Die Grenze zwischen Deutschland und Tschechien ist seit einigen Wochen wieder offen, aber der Tourismus kommt nur langsam wieder ins Rollen. Unsere LandesBloggerin berichtet über ihre Eindrücke von einem weniger touristischen Prag.
Das letzte und zugleich erste Mal, dass ich in Prag war, ist schon eine Weile her. Damals war die Welt noch eine andere und eine Pandemie kannte man höchstens aus den Geschichtsbüchern. Ich suchte mir für meinen ersten Besuch in der tschechischen Hauptstadt vor ein paar Jahren aber nicht den günstigsten Zeitpunkt aus, wie sich hinterher herausstellte. Es war im Dezember, wenige Wochen vor Weihnachten. Im Internet las ich, dass Prag zur Weihnachtszeit durch die vielen Weihnachtsmärkte und historischen Gebäude einen ganz besonderen Zauber entfalten soll. Auf diversen Listen zu den schönsten Orten für den Weihnachtsurlaub findet sich Prag regelmäßig auf dem ersten Platz. Mit der Idee stand ich aber nicht alleine da. Unglaublich viele Touristen drängten sich mit mir durch den bekannten Altstädter Weihnachtsmarkt, um einen Blick auf den riesigen Weihnachtsbaum zu bekommen und die süßen Baumstriezel (Trdelník) zu probieren. Nach dem Wochenende fuhr ich ziemlich erschöpft nach Hause und nahm mir vor, touristische Reiseziele erstmal zu meiden. Jährlich kommen etwa sechsmal so viele Touristen nach Prag wie die Stadt Einwohner hat. „Übertourismus“ (engl. Overtourism) hatte sich in der tschechischen Hauptstadt zu einem Problem entwickelt, bei der nicht nur die Einheimischen die Touristen als Störfaktor wahrnehmen, sondern die Besucher selbst die hohe Zahl der sie umgebenden Touristen als störend empfinden.

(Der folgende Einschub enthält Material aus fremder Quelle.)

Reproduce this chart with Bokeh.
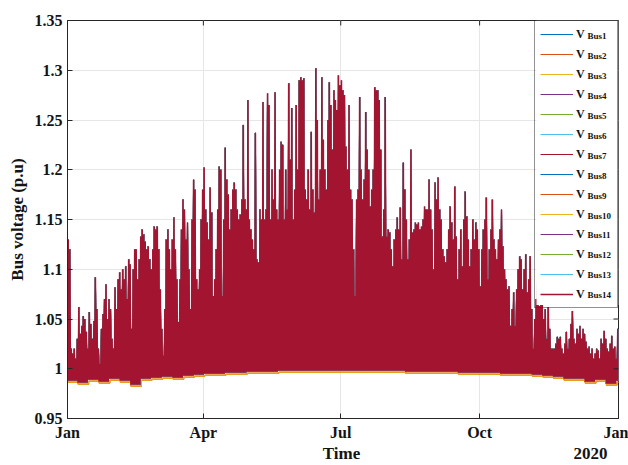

Ein bei Touristen beliebter Ort ist auch die Burg Vyšehrad. Von dort lässt sich ein wunderbarer Ausblick auf die „goldene Stadt“ genießen. Foto: Stephanie Bergwinkl
Alles anders durch Corona
Durch die Coronakrise hat sich dieses Problem nun umgekehrt. Der Tourismus ist eingebrochen, die Hotels kämpfen ums Überleben und die Stadt Prag startet ab Juli die Aktion „In Prag wie zu Hause“, um die Besuchszahlen wieder anzukurbeln. Aktuell erlebt man die Hauptstadt wie lange nicht mehr. Leer kommen mir die Straßen aber trotzdem nicht vor. Viele Einheimische tummeln sich in der Altstadt und genießen die Sonnenstrahlen am Moldau-Ufer. Etwas ungewohnt ist es aufgrund der Pandemie aber noch, so viele Menschen in großen Gruppen zu sehen. Die Sperrstunde der Bars um 23 Uhr wird konsequent eingehalten. Die Barbetreiber zeigen sich aber kulant, indem man sein Getränk draußen vor der Tür austrinken kann oder es in Plastikbecher abgefüllt bekommt. Das berühmte Prager Nachtleben ist zwar bei Weitem noch nicht zum Alten zurückgekehrt, aber es finden schon wieder kleine Konzerte und Veranstaltungen statt. Bei dem Konzert einer lokalen Band herrscht Maskenpflicht und ich habe das Gefühl, dass die meisten sehr respektvoll den Sicherheitsabstand einhalten. Vor kurzem hat die Karlsuniversität (Univerzita Karlova), als größte Universität des Landes, bekannt gegeben, wieder Erasmus-Studierende aufzunehmen und zu entsenden. Dabei gibt es laut der Abteilung für internationale Beziehungen nicht weniger Studierende, die für ein Erasmus-Semester nach Prag kommen wollen als vor der Pandemie. Auch die Touristen werden früher oder später wieder zurückkommen. Deswegen ist es umso schöner, aktuell noch ein etwas anderes Prag zu genießen.